▶ Work to be completed: From the first line of the data below through the line bearing "from matplotlib.patches import Rectangle", reproduce each line exactly; do not include pictures.

________________________________________

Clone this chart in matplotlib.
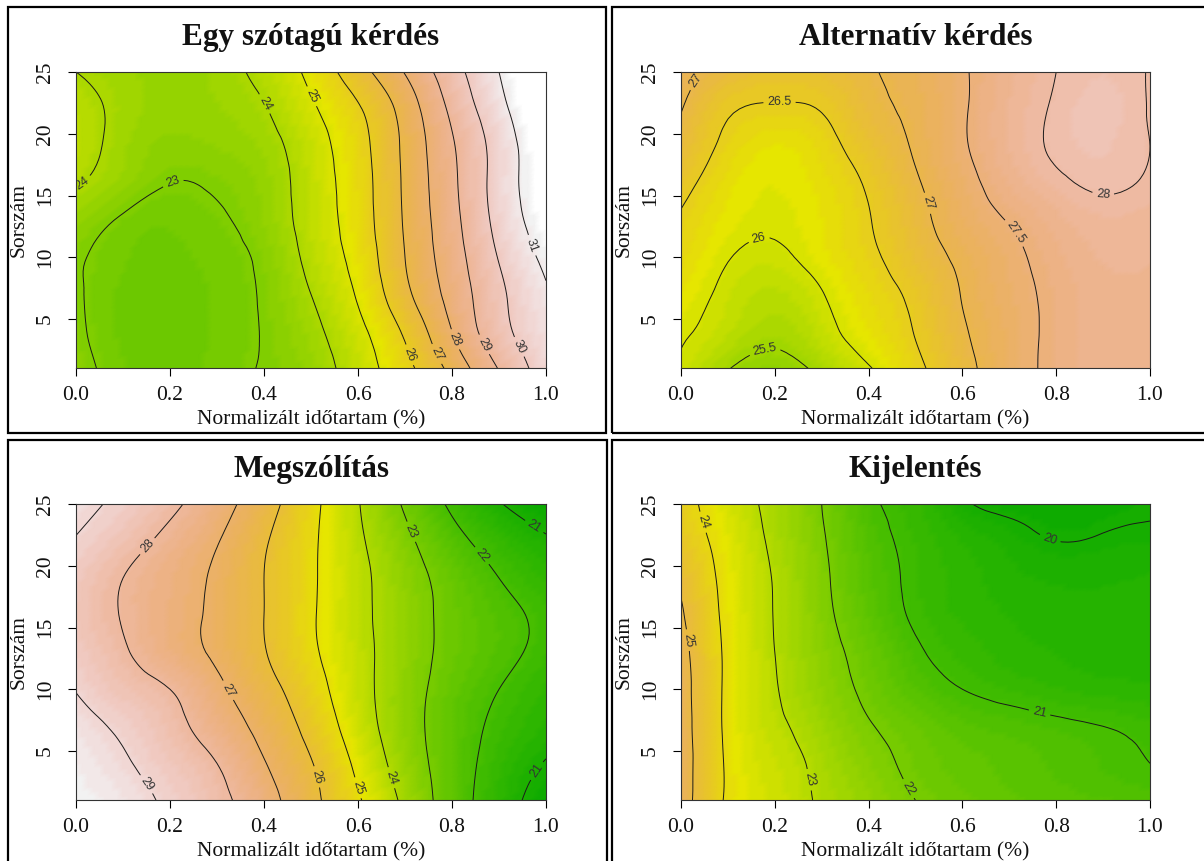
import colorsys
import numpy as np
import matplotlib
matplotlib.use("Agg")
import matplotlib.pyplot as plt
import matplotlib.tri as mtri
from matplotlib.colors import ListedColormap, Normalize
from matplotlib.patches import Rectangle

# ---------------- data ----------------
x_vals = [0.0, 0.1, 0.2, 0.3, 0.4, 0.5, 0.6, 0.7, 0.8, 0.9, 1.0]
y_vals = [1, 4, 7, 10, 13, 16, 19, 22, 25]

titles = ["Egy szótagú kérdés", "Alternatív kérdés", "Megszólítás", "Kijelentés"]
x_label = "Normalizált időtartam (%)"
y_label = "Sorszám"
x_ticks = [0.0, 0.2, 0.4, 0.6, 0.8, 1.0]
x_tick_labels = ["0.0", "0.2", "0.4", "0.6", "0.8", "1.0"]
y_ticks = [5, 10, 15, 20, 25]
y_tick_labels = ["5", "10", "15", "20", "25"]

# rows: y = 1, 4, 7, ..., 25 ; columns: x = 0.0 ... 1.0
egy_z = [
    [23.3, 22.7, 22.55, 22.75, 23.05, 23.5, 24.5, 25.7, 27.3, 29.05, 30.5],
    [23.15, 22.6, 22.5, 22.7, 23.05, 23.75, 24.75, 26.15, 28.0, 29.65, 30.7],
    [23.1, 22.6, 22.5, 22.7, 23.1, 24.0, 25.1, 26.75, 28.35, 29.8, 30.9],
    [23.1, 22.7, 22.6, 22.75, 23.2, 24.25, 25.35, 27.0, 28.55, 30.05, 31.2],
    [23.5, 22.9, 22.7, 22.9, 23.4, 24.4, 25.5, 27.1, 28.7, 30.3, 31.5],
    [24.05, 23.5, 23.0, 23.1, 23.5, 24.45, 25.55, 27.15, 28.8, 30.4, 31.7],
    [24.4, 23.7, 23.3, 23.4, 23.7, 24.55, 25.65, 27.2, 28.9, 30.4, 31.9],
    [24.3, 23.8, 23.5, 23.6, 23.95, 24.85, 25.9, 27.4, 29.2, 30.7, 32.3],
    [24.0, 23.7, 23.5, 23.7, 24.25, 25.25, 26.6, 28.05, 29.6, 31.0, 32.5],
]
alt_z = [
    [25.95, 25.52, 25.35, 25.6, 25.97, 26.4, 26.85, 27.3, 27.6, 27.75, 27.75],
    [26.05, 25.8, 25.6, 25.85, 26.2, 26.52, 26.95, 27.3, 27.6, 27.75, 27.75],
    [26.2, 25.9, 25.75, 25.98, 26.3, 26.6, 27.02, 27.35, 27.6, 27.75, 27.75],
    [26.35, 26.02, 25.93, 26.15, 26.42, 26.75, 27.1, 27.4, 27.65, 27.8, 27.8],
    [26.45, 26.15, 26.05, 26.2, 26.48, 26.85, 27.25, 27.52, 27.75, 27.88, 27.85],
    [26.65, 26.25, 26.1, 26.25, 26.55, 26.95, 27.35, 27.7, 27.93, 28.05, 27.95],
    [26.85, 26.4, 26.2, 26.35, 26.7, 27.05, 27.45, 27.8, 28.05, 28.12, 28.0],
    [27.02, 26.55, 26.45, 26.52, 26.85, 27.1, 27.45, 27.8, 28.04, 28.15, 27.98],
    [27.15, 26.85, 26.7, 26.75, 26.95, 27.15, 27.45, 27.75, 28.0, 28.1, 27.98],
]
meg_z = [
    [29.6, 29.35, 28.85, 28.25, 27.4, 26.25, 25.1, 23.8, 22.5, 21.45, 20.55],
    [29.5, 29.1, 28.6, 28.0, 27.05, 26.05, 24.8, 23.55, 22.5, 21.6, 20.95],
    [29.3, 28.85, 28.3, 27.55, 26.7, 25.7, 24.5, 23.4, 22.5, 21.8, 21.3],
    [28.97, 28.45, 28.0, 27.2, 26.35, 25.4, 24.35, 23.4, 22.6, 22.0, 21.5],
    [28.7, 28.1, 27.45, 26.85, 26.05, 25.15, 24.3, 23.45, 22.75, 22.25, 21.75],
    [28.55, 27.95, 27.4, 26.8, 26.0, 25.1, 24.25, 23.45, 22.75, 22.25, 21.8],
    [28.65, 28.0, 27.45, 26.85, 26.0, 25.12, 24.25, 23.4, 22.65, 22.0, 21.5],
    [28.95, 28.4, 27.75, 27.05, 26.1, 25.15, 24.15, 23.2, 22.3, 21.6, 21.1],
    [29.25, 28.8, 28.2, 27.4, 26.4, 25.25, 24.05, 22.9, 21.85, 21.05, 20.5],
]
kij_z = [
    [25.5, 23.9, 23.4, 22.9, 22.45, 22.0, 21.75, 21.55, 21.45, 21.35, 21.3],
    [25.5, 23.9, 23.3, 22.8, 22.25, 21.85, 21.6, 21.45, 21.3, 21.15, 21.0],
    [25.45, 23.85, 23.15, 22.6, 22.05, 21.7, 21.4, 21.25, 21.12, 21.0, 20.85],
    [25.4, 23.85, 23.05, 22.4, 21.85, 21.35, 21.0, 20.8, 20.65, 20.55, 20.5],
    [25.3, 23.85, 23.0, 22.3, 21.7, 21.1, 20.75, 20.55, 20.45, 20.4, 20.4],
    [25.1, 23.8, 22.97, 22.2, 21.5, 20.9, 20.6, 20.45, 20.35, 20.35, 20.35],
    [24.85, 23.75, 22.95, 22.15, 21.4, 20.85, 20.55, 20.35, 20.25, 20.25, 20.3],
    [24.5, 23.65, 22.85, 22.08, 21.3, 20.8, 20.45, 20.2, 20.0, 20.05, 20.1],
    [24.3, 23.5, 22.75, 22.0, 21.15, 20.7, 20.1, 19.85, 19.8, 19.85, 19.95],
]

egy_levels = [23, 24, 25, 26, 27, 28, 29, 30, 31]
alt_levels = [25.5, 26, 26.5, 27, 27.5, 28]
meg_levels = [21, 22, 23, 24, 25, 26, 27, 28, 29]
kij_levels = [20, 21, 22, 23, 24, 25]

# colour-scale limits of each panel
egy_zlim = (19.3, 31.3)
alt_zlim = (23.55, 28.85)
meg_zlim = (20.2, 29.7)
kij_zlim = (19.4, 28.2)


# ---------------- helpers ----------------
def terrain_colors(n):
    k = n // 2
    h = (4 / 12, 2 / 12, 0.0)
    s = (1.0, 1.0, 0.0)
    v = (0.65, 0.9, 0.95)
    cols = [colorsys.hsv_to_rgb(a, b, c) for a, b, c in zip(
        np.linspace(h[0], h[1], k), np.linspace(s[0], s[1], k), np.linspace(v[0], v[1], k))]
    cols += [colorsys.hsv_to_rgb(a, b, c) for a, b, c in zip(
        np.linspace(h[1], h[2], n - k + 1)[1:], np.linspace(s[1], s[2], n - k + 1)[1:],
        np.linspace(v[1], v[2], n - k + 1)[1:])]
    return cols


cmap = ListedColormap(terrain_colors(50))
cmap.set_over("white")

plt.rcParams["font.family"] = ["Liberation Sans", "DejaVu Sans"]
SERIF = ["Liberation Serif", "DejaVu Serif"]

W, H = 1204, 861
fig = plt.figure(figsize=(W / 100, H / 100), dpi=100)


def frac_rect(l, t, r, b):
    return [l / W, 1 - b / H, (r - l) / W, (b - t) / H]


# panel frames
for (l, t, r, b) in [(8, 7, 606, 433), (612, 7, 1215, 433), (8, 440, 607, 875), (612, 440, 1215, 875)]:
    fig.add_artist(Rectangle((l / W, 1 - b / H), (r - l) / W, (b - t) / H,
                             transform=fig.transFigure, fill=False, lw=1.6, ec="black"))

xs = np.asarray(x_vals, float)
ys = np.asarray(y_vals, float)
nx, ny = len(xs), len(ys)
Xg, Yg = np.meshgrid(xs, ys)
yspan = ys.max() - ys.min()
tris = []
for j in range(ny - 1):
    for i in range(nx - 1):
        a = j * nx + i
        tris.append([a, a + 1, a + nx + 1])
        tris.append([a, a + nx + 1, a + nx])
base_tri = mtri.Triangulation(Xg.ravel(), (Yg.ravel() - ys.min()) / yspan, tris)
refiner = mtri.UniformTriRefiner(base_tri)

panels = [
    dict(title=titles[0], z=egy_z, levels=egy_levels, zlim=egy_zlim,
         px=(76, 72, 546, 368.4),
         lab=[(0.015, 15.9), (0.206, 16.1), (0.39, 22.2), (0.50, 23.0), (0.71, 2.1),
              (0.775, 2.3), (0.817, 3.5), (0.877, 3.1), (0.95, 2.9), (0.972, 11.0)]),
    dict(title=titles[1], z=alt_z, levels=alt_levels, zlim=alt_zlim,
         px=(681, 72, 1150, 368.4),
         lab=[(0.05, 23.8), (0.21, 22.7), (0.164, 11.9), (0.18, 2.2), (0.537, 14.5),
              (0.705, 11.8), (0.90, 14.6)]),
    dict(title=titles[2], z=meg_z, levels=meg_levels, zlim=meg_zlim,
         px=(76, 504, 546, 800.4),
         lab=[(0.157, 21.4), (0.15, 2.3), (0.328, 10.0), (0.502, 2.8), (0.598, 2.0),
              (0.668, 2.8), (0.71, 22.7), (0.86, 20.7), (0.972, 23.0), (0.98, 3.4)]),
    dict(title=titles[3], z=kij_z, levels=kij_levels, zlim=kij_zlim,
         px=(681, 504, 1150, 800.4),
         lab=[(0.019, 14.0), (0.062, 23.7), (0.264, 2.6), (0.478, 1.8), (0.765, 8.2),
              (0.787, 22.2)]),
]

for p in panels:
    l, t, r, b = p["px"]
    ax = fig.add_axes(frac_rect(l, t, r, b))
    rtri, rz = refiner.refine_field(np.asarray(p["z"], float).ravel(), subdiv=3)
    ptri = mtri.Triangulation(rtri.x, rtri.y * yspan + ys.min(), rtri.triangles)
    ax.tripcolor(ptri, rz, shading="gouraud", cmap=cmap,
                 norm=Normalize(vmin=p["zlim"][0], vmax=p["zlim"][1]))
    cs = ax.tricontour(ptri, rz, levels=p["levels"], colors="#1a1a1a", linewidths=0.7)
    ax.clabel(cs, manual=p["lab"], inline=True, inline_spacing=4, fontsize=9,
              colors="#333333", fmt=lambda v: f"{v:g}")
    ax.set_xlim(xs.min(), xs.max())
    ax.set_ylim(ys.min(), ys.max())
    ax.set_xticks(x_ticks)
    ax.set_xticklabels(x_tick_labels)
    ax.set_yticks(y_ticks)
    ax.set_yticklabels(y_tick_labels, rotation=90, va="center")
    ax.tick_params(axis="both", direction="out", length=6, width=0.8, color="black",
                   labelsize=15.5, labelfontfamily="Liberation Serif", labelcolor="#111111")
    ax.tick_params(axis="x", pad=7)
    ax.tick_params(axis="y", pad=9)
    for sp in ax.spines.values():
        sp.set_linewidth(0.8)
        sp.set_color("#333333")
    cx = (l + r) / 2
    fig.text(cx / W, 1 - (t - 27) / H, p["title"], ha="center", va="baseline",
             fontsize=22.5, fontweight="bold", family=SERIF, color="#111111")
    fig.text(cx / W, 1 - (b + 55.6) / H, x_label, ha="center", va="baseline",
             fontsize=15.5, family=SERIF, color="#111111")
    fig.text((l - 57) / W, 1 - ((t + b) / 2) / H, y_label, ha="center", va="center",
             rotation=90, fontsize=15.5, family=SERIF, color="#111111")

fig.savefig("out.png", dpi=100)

________________________________________

▶ Solution to the problem:
Clone this chart in matplotlib.
import colorsys
import numpy as np
import matplotlib
matplotlib.use("Agg")
import matplotlib.pyplot as plt
import matplotlib.tri as mtri
from matplotlib.colors import ListedColormap, Normalize
from matplotlib.patches import Rectangle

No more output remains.